High Commissioner of Bangladesh to South Africa
- Incumbent
- Assumed office 12 September 2024
- Preceded by: Noor-e-Helal Saifur Rahman

Personal details
- Alma mater: University of Dhaka; École nationale d'administration;

= Shah Ahmed Shafi (diplomat) =

Shah Ahmed Shafi is a diplomat and the High commissioner of Bangladesh to South Africa. He is the former Director General of the Bangladesh Foreign Service Academy.
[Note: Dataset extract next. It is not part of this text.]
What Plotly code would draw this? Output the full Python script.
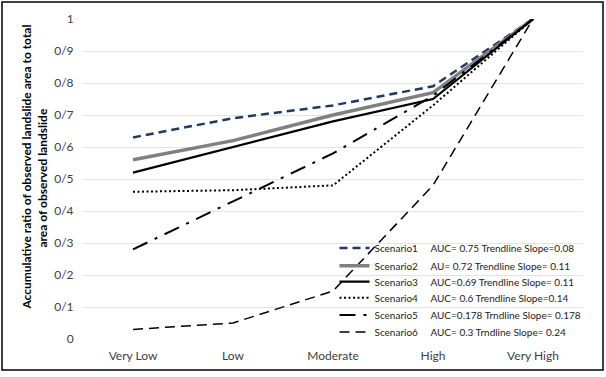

== Early life and education ==
Shafi did his master's in sociology at the University of Dhaka. He has a master's in international relations from the École nationale d'administration. He completed a master's in security and strategic studies at the National Defence College.

==Career==
Shafi joined the 17th batch of the Bangladesh Civil Service in 1998 as a foreign service cadre. He has served in Bangladeshi embassies in Paris, Nairobi, Los Angeles, and New Delhi.

Shafi was the Director General of the Bangladesh Foreign Service Academy. He was the Senior Directing Staff (Foreign Affairs)/ Faculty at the National Defence College. He was the deputy ambassador of Bangladesh to China.

In September 2024, Shafi was appointed High Commissioner of Bangladesh to South Africa. He was the Additional Foreign Secretary at the Ministry of Foreign Affairs in charge of bilateral affairs concerning East European countries and Commonwealth of Independent States (CIS).